Cheap Time have come a long way in the short time they've been around, and it's with great pleasure that we finally have the culmination of their efforts distilled into the epic full-length sitting here before us. Even back in Jeff's formative days with his solo project, the Jeffrey Novak One Man Band, it was evident that he had so much more to give to the rock'n'roll underworld than that, or his contribution in the Rat Traps could suggest. Even despite the adrenaline-crazed sounds he was spewing forth, drumstick in guitar strumming hand, you can still marvel at the energy levels frantic enough to jump start a semi truck. In his latest creation, Cheap Time is a refined power pop vehicle that gleans the irresistible glittery nuances from all the right hiding spots for modern inspiration, and blasts them forth onto the futuristic palette of today's glam-savvy punk fans to absorb while scrambling to pick up the last scraps of non-comped Velvet Tinmine tracks still floating around.
As they displayed so brashly on their debut 7" on Sweet Rot last year, and their face-smashing follow-up Handy Man 7" on Douche Master earlier this year, Cheap Time still holds their Redd Kross influence close to their heart. Yet with further expansion on the 1976-era fork in the road artistic direction, they belligerently steer themselves into unclassifiable categories, akin to when the newly marketed 'punk' label was still being applied to atypical bands like The Quick, Television, The Fast and Milk 'n Cookies, much to the confusion of the record-buying public. While Cheap Time may inconspicuously take more cues from the Dickies, Sparks and Zolar X than anyone else these days, it's their unique assembly of all these incorrigible styles into one cohesive sounding record that makes them rise above the overall current wave of pop music, and into the clear forefront of modern rock'n'roll. As an album full of intensely buzzing hits and virtually no misses, its impact is immediate and irreversible and pulls the sticky sweet reduction of all these long-forgotten styles into one of the tightest and most enjoyable debut LPs in recent memory.

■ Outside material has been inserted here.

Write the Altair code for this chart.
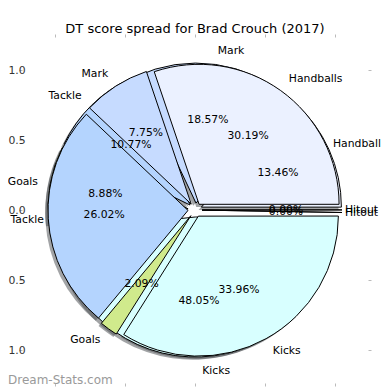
import math
import altair as alt
import pandas as pd

title_text = "DT score spread for Brad Crouch (2017)"
watermark = ["Dream-Stats.com"]

categories = ["Handballs", "Mark", "Tackle", "Goals", "Kicks", "Hitout"]
cat_colors = ["#ebf1ff", "#c6dbff", "#b4d4fe", "#d0ea8c", "#d8ffff", "#e6e6e6"]

# first (underlying) pie
pie_a_labels = ["Handball", "Mark", "Tackle", "Goals", "Kicks", "Hitout"]
pie_a_values = [13.46, 18.57, 10.77, 8.88, 48.05, 0.00]
# second (top) pie
pie_b_labels = ["Handballs", "Mark", "Tackle", "Goals", "Kicks", "Hitout"]
pie_b_values = [30.19, 7.75, 26.02, 2.09, 33.96, 0.00]

tick_values = [-1.0, -0.5, 0.0, 0.5, 1.0]

rows = []
for pie, labels, values in (("A", pie_a_labels, pie_a_values), ("B", pie_b_labels, pie_b_values)):
    for i, (lab, v) in enumerate(zip(labels, values)):
        rows.append({"pie": pie, "order": i, "cat": categories[i], "label": lab, "value": v})
df = pd.DataFrame(rows)

PX = 140.0  # pixels per data unit
LIM = 173 / PX
xs = alt.Scale(domain=[-LIM, LIM], nice=False, zero=False)
ys = alt.Scale(domain=[-LIM, LIM], nice=False, zero=False)
ts = alt.Scale(domain=[0, 100], range=[math.pi / 2, math.pi / 2 - 2 * math.pi])
cs = alt.Scale(domain=categories, range=cat_colors)

FONT = "DejaVu Sans"
FS = 10.8
# keep outer labels inside the drawing (svg edges, in data units)
LEFT_EDGE = (9 - 195) / PX
RIGHT_EDGE = (381 - 195) / PX
CHAR_L = 5.8 / PX
CHAR_R = 6.0 / PX

base = alt.Chart(df).transform_window(
    cum="sum(value)", groupby=["pie"], sort=[alt.SortField("order")]
).transform_calculate(
    start="datum.cum - datum.value",
    mid="(datum.cum - datum.value / 2) / 100 * 2 * PI",
).transform_calculate(
    ex="0.05 * cos(datum.mid)",
    ey="0.05 * sin(datum.mid)",
).transform_calculate(
    sx="datum.ex - 0.02",
    sy="datum.ey - 0.02",
    px="datum.ex + 0.6 * cos(datum.mid)",
    py="datum.ey + 0.6 * sin(datum.mid)",
    lx="datum.ex + 1.1 * cos(datum.mid)",
    ly="datum.ey + 1.1 * sin(datum.mid)",
    pct="format(datum.value, '.2f') + '%'",
).transform_calculate(
    lxl=f"max(datum.lx, {LEFT_EDGE} + length(datum.label) * {CHAR_L})",
    lxr=f"min(datum.lx, {RIGHT_EDGE} - length(datum.label) * {CHAR_R})",
)

axis_bottom = alt.Axis(orient="bottom", values=tick_values, format=".1f", tickSize=3,
                       tickColor="#bbbbbb", domain=False, grid=False, labelColor="#333333",
                       labelFont=FONT, labelFontSize=FS, labelPadding=2, title=None)
axis_left = alt.Axis(orient="left", values=tick_values, tickSize=3, tickColor="#bbbbbb",
                     domain=False, grid=False, labelColor="#333333", labelFont=FONT,
                     labelFontSize=FS, labelAlign="left", labelPadding=11,
                     labelBaseline="middle",
                     labelExpr="format(abs(datum.value), '.1f')", title=None)
axis_top = alt.Axis(orient="top", values=tick_values, tickSize=3, tickColor="#bbbbbb",
                    domain=False, grid=False, labels=False, title=None)
axis_right = alt.Axis(orient="right", values=tick_values, tickSize=3, tickColor="#bbbbbb",
                      domain=False, grid=False, labels=False, title=None)

theta = alt.Theta("start:Q", scale=ts, stack=False)
theta2 = alt.Theta2("cum:Q")

shadows = base.mark_arc(radius=140, color="#464a4d", opacity=0.5).encode(
    x=alt.X("sx:Q", scale=xs, axis=axis_bottom),
    y=alt.Y("sy:Q", scale=ys, axis=axis_left),
    theta=theta, theta2=theta2,
)

wedges_a = base.transform_filter("datum.pie == 'A'").mark_arc(
    radius=140, stroke="black", strokeWidth=1).encode(
    x=alt.X("ex:Q", scale=xs, axis=axis_top),
    y=alt.Y("ey:Q", scale=ys, axis=axis_right),
    theta=theta, theta2=theta2,
    color=alt.Color("cat:N", scale=cs, legend=None),
)

wedges_b = base.transform_filter("datum.pie == 'B'").mark_arc(
    radius=140, stroke="black", strokeWidth=1).encode(
    x=alt.X("ex:Q", scale=xs, axis=None),
    y=alt.Y("ey:Q", scale=ys, axis=None),
    theta=theta, theta2=theta2,
    color=alt.Color("cat:N", scale=cs, legend=None),
)

pcts = base.mark_text(font=FONT, fontSize=FS, color="black", align="center",
                      baseline="middle").encode(
    x=alt.X("px:Q", scale=xs, axis=None),
    y=alt.Y("py:Q", scale=ys, axis=None),
    text="pct:N",
)

labels_r = base.transform_filter("datum.lx > 0").mark_text(
    font=FONT, fontSize=FS, color="black", align="left", baseline="middle").encode(
    x=alt.X("lxr:Q", scale=xs, axis=None),
    y=alt.Y("ly:Q", scale=ys, axis=None),
    text="label:N",
)
labels_l = base.transform_filter("datum.lx <= 0").mark_text(
    font=FONT, fontSize=FS, color="black", align="right", baseline="middle").encode(
    x=alt.X("lxl:Q", scale=xs, axis=None),
    y=alt.Y("ly:Q", scale=ys, axis=None),
    text="label:N",
)

wm = alt.Chart(pd.DataFrame({"t": watermark})).mark_text(
    font=FONT, fontSize=12, color="#9a9a9a", align="left", baseline="middle").encode(
    x=alt.value(-14), y=alt.value(343), text="t:N")

chart = alt.layer(shadows, wedges_a, wedges_b, pcts, labels_r, labels_l, wm).resolve_axis(
    x="independent", y="independent"
).properties(
    width=346, height=346,
    autosize=alt.AutoSizeParams(type="none"),
    padding={"left": 14, "top": 29, "right": 14, "bottom": 12},
    title=alt.TitleParams(title_text, font=FONT, fontSize=13, fontWeight="normal",
                          color="black", anchor="middle", offset=-2),
).configure_view(strokeWidth=0)

chart.save("out.html", embed_options={"renderer": "svg", "actions": False})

With Jeff Novak's short-lived Peoploids demos now re-recorded for the Cheap Time LP, also included is the crowd favorite "People Talk" (by the Jack Oblivian-penned late 80s band, The End), which was given new life, along with a boatload of viciously steaming pop hits surely destined for futuristic radio playlists on far away planets. The energy levels are insurmountable, the songs are simply unstoppable, and the damage they will do to the pop underworld is recklessly unavoidable. Cheap Time have the style, the spirit and the guts to tour like crazy and go far, so it's without any further hesitation that you lift up your lazy ass and pick up a copy of their remarkable contemporary touchstone of punk/pop brilliance before your little sister is downloading the tracks into her dirty diapers, and Jeff enters his hopefully unnecessary Cockney Rebel phase. Of course, I'm kidding, but with the doors blown wide open like they have been in the last few years, anything is possible, and being bowled over by new sounds is still as refreshing as ever before.